Family unit portrayed as endangered due to paternal actions and state failure
The article emphasizes the child's vulnerability and the father being a 'dangerous threat' while highlighting the state's failure to detain him, framing the family—particularly the child—as in ongoing danger.
"Adeyeye was a 'dangerous threat to his son's physical and emotional welfare' and had been 'entirely dishonest'"
Prison system portrayed as failing due to administrative error and lack of urgency
The article highlights the 'mistaken release' and 'two-day gap' before an alert, using internal prison emails to underscore incompetence, with the judge criticizing the lack of urgency.
"they had 'released Mr Adeyeye in error' the following day as the second jail term was 'not flagged up'"
Courts and prison system portrayed as untrustworthy due to systemic error
The judge's statement that 'the state has failed' and the revelation of a mistaken release are highlighted without counterbalancing institutional defenses, framing the legal and corrections system as negligent and unreliable.
"He said that Adeyeye was a 'dangerous threat to his son's physical and emotional welfare' and had been 'entirely dishonest'"
British-Nigerian identity framed as adversarial through selective emphasis on dual nationality and flight
The headline specifies 'British-Nigerian' rather than just 'British man', potentially othering the father by foregrounding his Nigerian ties in a transnational custody conflict, especially given the Nigerian court's involvement.
"A British-Nigerian man who abducted his five-year-old son from his mother was mistakenly released from prison last month and remains at large."
The article emphasizes the father's wrongdoing and systemic failure through emotionally charged judicial language. It relies on credible legal sources but lacks counter-perspectives or neutral analysis of the international custody dispute. The framing prioritizes drama and moral judgment over balanced, contextual understanding.
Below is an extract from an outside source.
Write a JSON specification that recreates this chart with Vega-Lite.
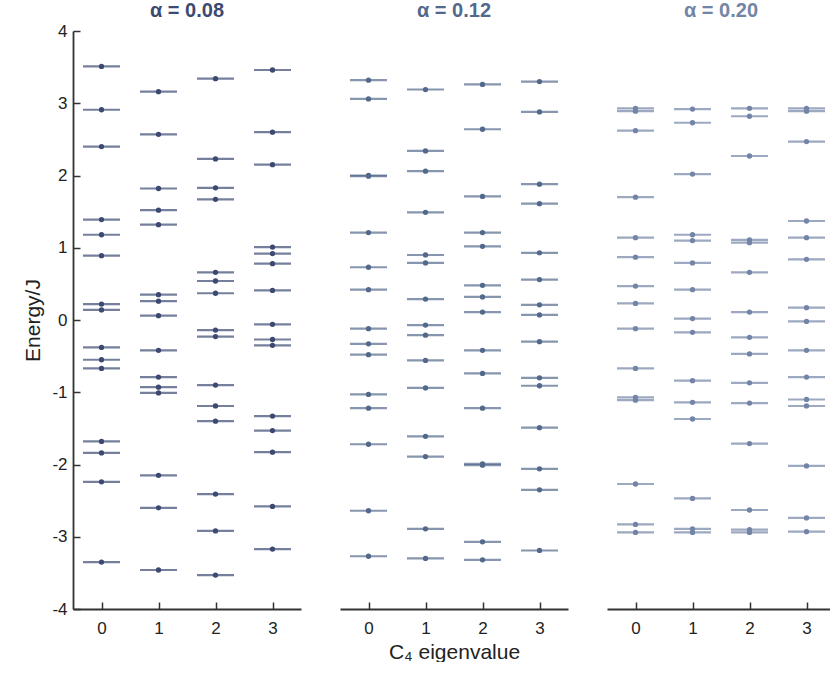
{
  "$schema": "https://vega.github.io/schema/vega-lite/v6.json",
  "background": "white",
  "padding": {"left": 22, "top": 0, "right": 0, "bottom": 0},
  "spacing": 39,
  "datasets": {
    "levels": [
      {"alpha":"0.08","c4":0,"E":3.51},{"alpha":"0.08","c4":0,"E":2.91},{"alpha":"0.08","c4":0,"E":2.40},{"alpha":"0.08","c4":0,"E":1.39},{"alpha":"0.08","c4":0,"E":1.18},{"alpha":"0.08","c4":0,"E":0.89},{"alpha":"0.08","c4":0,"E":0.22},{"alpha":"0.08","c4":0,"E":0.14},{"alpha":"0.08","c4":0,"E":-0.38},{"alpha":"0.08","c4":0,"E":-0.55},{"alpha":"0.08","c4":0,"E":-0.67},{"alpha":"0.08","c4":0,"E":-1.68},{"alpha":"0.08","c4":0,"E":-1.84},{"alpha":"0.08","c4":0,"E":-2.24},{"alpha":"0.08","c4":0,"E":-3.35},
      {"alpha":"0.08","c4":1,"E":3.16},{"alpha":"0.08","c4":1,"E":2.57},{"alpha":"0.08","c4":1,"E":1.82},{"alpha":"0.08","c4":1,"E":1.52},{"alpha":"0.08","c4":1,"E":1.32},{"alpha":"0.08","c4":1,"E":0.35},{"alpha":"0.08","c4":1,"E":0.26},{"alpha":"0.08","c4":1,"E":0.06},{"alpha":"0.08","c4":1,"E":-0.42},{"alpha":"0.08","c4":1,"E":-0.79},{"alpha":"0.08","c4":1,"E":-0.93},{"alpha":"0.08","c4":1,"E":-1.01},{"alpha":"0.08","c4":1,"E":-2.15},{"alpha":"0.08","c4":1,"E":-2.60},{"alpha":"0.08","c4":1,"E":-3.46},
      {"alpha":"0.08","c4":2,"E":3.34},{"alpha":"0.08","c4":2,"E":2.23},{"alpha":"0.08","c4":2,"E":1.83},{"alpha":"0.08","c4":2,"E":1.67},{"alpha":"0.08","c4":2,"E":0.66},{"alpha":"0.08","c4":2,"E":0.54},{"alpha":"0.08","c4":2,"E":0.37},{"alpha":"0.08","c4":2,"E":-0.14},{"alpha":"0.08","c4":2,"E":-0.23},{"alpha":"0.08","c4":2,"E":-0.90},{"alpha":"0.08","c4":2,"E":-1.19},{"alpha":"0.08","c4":2,"E":-1.40},{"alpha":"0.08","c4":2,"E":-2.41},{"alpha":"0.08","c4":2,"E":-2.92},{"alpha":"0.08","c4":2,"E":-3.53},
      {"alpha":"0.08","c4":3,"E":3.46},{"alpha":"0.08","c4":3,"E":2.60},{"alpha":"0.08","c4":3,"E":2.15},{"alpha":"0.08","c4":3,"E":1.01},{"alpha":"0.08","c4":3,"E":0.92},{"alpha":"0.08","c4":3,"E":0.78},{"alpha":"0.08","c4":3,"E":0.41},{"alpha":"0.08","c4":3,"E":-0.06},{"alpha":"0.08","c4":3,"E":-0.27},{"alpha":"0.08","c4":3,"E":-0.35},{"alpha":"0.08","c4":3,"E":-1.33},{"alpha":"0.08","c4":3,"E":-1.53},{"alpha":"0.08","c4":3,"E":-1.83},{"alpha":"0.08","c4":3,"E":-2.58},{"alpha":"0.08","c4":3,"E":-3.17},
      {"alpha":"0.12","c4":0,"E":3.32},{"alpha":"0.12","c4":0,"E":3.06},{"alpha":"0.12","c4":0,"E":2.00},{"alpha":"0.12","c4":0,"E":1.99},{"alpha":"0.12","c4":0,"E":1.21},{"alpha":"0.12","c4":0,"E":0.73},{"alpha":"0.12","c4":0,"E":0.42},{"alpha":"0.12","c4":0,"E":-0.12},{"alpha":"0.12","c4":0,"E":-0.33},{"alpha":"0.12","c4":0,"E":-0.48},{"alpha":"0.12","c4":0,"E":-1.03},{"alpha":"0.12","c4":0,"E":-1.22},{"alpha":"0.12","c4":0,"E":-1.72},{"alpha":"0.12","c4":0,"E":-2.64},{"alpha":"0.12","c4":0,"E":-3.27},
      {"alpha":"0.12","c4":1,"E":3.19},{"alpha":"0.12","c4":1,"E":2.34},{"alpha":"0.12","c4":1,"E":2.06},{"alpha":"0.12","c4":1,"E":1.49},{"alpha":"0.12","c4":1,"E":0.90},{"alpha":"0.12","c4":1,"E":0.79},{"alpha":"0.12","c4":1,"E":0.29},{"alpha":"0.12","c4":1,"E":-0.07},{"alpha":"0.12","c4":1,"E":-0.21},{"alpha":"0.12","c4":1,"E":-0.56},{"alpha":"0.12","c4":1,"E":-0.94},{"alpha":"0.12","c4":1,"E":-1.61},{"alpha":"0.12","c4":1,"E":-1.89},{"alpha":"0.12","c4":1,"E":-2.89},{"alpha":"0.12","c4":1,"E":-3.30},
      {"alpha":"0.12","c4":2,"E":3.26},{"alpha":"0.12","c4":2,"E":2.64},{"alpha":"0.12","c4":2,"E":1.71},{"alpha":"0.12","c4":2,"E":1.21},{"alpha":"0.12","c4":2,"E":1.02},{"alpha":"0.12","c4":2,"E":0.48},{"alpha":"0.12","c4":2,"E":0.32},{"alpha":"0.12","c4":2,"E":0.11},{"alpha":"0.12","c4":2,"E":-0.42},{"alpha":"0.12","c4":2,"E":-0.74},{"alpha":"0.12","c4":2,"E":-1.22},{"alpha":"0.12","c4":2,"E":-1.99},{"alpha":"0.12","c4":2,"E":-2.01},{"alpha":"0.12","c4":2,"E":-3.07},{"alpha":"0.12","c4":2,"E":-3.32},
      {"alpha":"0.12","c4":3,"E":3.30},{"alpha":"0.12","c4":3,"E":2.88},{"alpha":"0.12","c4":3,"E":1.88},{"alpha":"0.12","c4":3,"E":1.61},{"alpha":"0.12","c4":3,"E":0.93},{"alpha":"0.12","c4":3,"E":0.56},{"alpha":"0.12","c4":3,"E":0.21},{"alpha":"0.12","c4":3,"E":0.07},{"alpha":"0.12","c4":3,"E":-0.30},{"alpha":"0.12","c4":3,"E":-0.80},{"alpha":"0.12","c4":3,"E":-0.91},{"alpha":"0.12","c4":3,"E":-1.49},{"alpha":"0.12","c4":3,"E":-2.06},{"alpha":"0.12","c4":3,"E":-2.35},{"alpha":"0.12","c4":3,"E":-3.19},
      {"alpha":"0.20","c4":0,"E":2.93},{"alpha":"0.20","c4":0,"E":2.89},{"alpha":"0.20","c4":0,"E":2.62},{"alpha":"0.20","c4":0,"E":1.70},{"alpha":"0.20","c4":0,"E":1.14},{"alpha":"0.20","c4":0,"E":0.87},{"alpha":"0.20","c4":0,"E":0.47},{"alpha":"0.20","c4":0,"E":0.23},{"alpha":"0.20","c4":0,"E":-0.12},{"alpha":"0.20","c4":0,"E":-0.67},{"alpha":"0.20","c4":0,"E":-1.07},{"alpha":"0.20","c4":0,"E":-1.11},{"alpha":"0.20","c4":0,"E":-2.27},{"alpha":"0.20","c4":0,"E":-2.83},{"alpha":"0.20","c4":0,"E":-2.94},
      {"alpha":"0.20","c4":1,"E":2.92},{"alpha":"0.20","c4":1,"E":2.73},{"alpha":"0.20","c4":1,"E":2.02},{"alpha":"0.20","c4":1,"E":1.18},{"alpha":"0.20","c4":1,"E":1.10},{"alpha":"0.20","c4":1,"E":0.79},{"alpha":"0.20","c4":1,"E":0.42},{"alpha":"0.20","c4":1,"E":0.02},{"alpha":"0.20","c4":1,"E":-0.17},{"alpha":"0.20","c4":1,"E":-0.84},{"alpha":"0.20","c4":1,"E":-1.14},{"alpha":"0.20","c4":1,"E":-1.37},{"alpha":"0.20","c4":1,"E":-2.47},{"alpha":"0.20","c4":1,"E":-2.89},{"alpha":"0.20","c4":1,"E":-2.94},
      {"alpha":"0.20","c4":2,"E":2.93},{"alpha":"0.20","c4":2,"E":2.82},{"alpha":"0.20","c4":2,"E":2.27},{"alpha":"0.20","c4":2,"E":1.11},{"alpha":"0.20","c4":2,"E":1.07},{"alpha":"0.20","c4":2,"E":0.66},{"alpha":"0.20","c4":2,"E":0.11},{"alpha":"0.20","c4":2,"E":-0.24},{"alpha":"0.20","c4":2,"E":-0.47},{"alpha":"0.20","c4":2,"E":-0.87},{"alpha":"0.20","c4":2,"E":-1.15},{"alpha":"0.20","c4":2,"E":-1.71},{"alpha":"0.20","c4":2,"E":-2.63},{"alpha":"0.20","c4":2,"E":-2.90},{"alpha":"0.20","c4":2,"E":-2.94},
      {"alpha":"0.20","c4":3,"E":2.93},{"alpha":"0.20","c4":3,"E":2.89},{"alpha":"0.20","c4":3,"E":2.47},{"alpha":"0.20","c4":3,"E":1.37},{"alpha":"0.20","c4":3,"E":1.14},{"alpha":"0.20","c4":3,"E":0.84},{"alpha":"0.20","c4":3,"E":0.17},{"alpha":"0.20","c4":3,"E":-0.02},{"alpha":"0.20","c4":3,"E":-0.42},{"alpha":"0.20","c4":3,"E":-0.79},{"alpha":"0.20","c4":3,"E":-1.10},{"alpha":"0.20","c4":3,"E":-1.19},{"alpha":"0.20","c4":3,"E":-2.02},{"alpha":"0.20","c4":3,"E":-2.74},{"alpha":"0.20","c4":3,"E":-2.93}
    ]
  },
  "config": {
    "view": {"stroke": null},
    "font": "Liberation Sans",
    "axis": {
      "grid": false,
      "domainColor": "#333333",
      "domainWidth": 1.8,
      "tickColor": "#333333",
      "tickWidth": 1.5,
      "labelFont": "Liberation Sans",
      "labelFontSize": 17,
      "labelColor": "#222222",
      "titleFont": "Liberation Sans",
      "titleFontSize": 21,
      "titleFontWeight": "normal",
      "titleColor": "#222222"
    },
    "title": {"font": "Liberation Sans", "fontSize": 20, "fontWeight": "bold", "anchor": "middle", "offset": 10}
  },
  "hconcat": [
    {
      "width": 228, "height": 578,
      "title": {"text": "α = 0.08", "color": "#3c4a72", "offset": 1.5},
      "data": {"name": "levels"},
      "transform": [{"filter": "datum.alpha === '0.08'"}],
      "encoding": {
        "x": {"field": "c4", "type": "ordinal", "scale": {"type": "point", "padding": 0.5, "domain": [0, 1, 2, 3]},
              "axis": {"title": null, "labelAngle": 0, "tickSize": -7, "labelPadding": 18}},
        "y": {"field": "E", "type": "quantitative", "scale": {"domain": [-4, 4], "nice": false, "zero": false},
              "axis": {"title": "Energy/J", "values": [-4, -3, -2, -1, 0, 1, 2, 3, 4], "labelExpr": "toString(datum.value)", "tickSize": -7, "labelPadding": 13, "titlePadding": 8}}
      },
      "layer": [
        {"mark": {"type": "tick", "orient": "horizontal", "size": 37, "thickness": 2.2, "color": "#3c4a72"}},
        {"mark": {"type": "point", "filled": true, "size": 28, "opacity": 1, "color": "#3c4a72"}}
      ]
    },
    {
      "width": 228, "height": 578,
      "title": {"text": "α = 0.12", "color": "#52698c"},
      "data": {"name": "levels"},
      "transform": [{"filter": "datum.alpha === '0.12'"}],
      "encoding": {
        "x": {"field": "c4", "type": "ordinal", "scale": {"type": "point", "padding": 0.5, "domain": [0, 1, 2, 3]},
              "axis": {"title": "C₄ eigenvalue", "labelAngle": 0, "tickSize": -7, "labelPadding": 18, "titlePadding": 5}},
        "y": {"field": "E", "type": "quantitative", "scale": {"domain": [-4, 4], "nice": false, "zero": false}, "axis": null}
      },
      "layer": [
        {"mark": {"type": "tick", "orient": "horizontal", "size": 37, "thickness": 2.2, "color": "#52698c"}},
        {"mark": {"type": "point", "filled": true, "size": 28, "opacity": 1, "color": "#52698c"}}
      ]
    },
    {
      "width": 228, "height": 578,
      "title": {"text": "α = 0.20", "color": "#7285a6"},
      "data": {"name": "levels"},
      "transform": [{"filter": "datum.alpha === '0.20'"}],
      "encoding": {
        "x": {"field": "c4", "type": "ordinal", "scale": {"type": "point", "padding": 0.5, "domain": [0, 1, 2, 3]},
              "axis": {"title": null, "labelAngle": 0, "tickSize": -7, "labelPadding": 18}},
        "y": {"field": "E", "type": "quantitative", "scale": {"domain": [-4, 4], "nice": false, "zero": false}, "axis": null}
      },
      "layer": [
        {"mark": {"type": "tick", "orient": "horizontal", "size": 37, "thickness": 2.2, "color": "#7285a6"}},
        {"mark": {"type": "point", "filled": true, "size": 28, "opacity": 1, "color": "#7285a6"}}
      ]
    }
  ]
}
A dual British-Nigerian national, Ifedayo Adeyeye, was mistakenly released from a London prison while serving a sentence for contempt of court related to the 2024 abduction of his son from France to Nigeria. UK courts had ordered the child's return, but a Nigerian court granted custody to the father's relatives. Adeyeye remains at large after the release error, with authorities seeking to locate him and the child.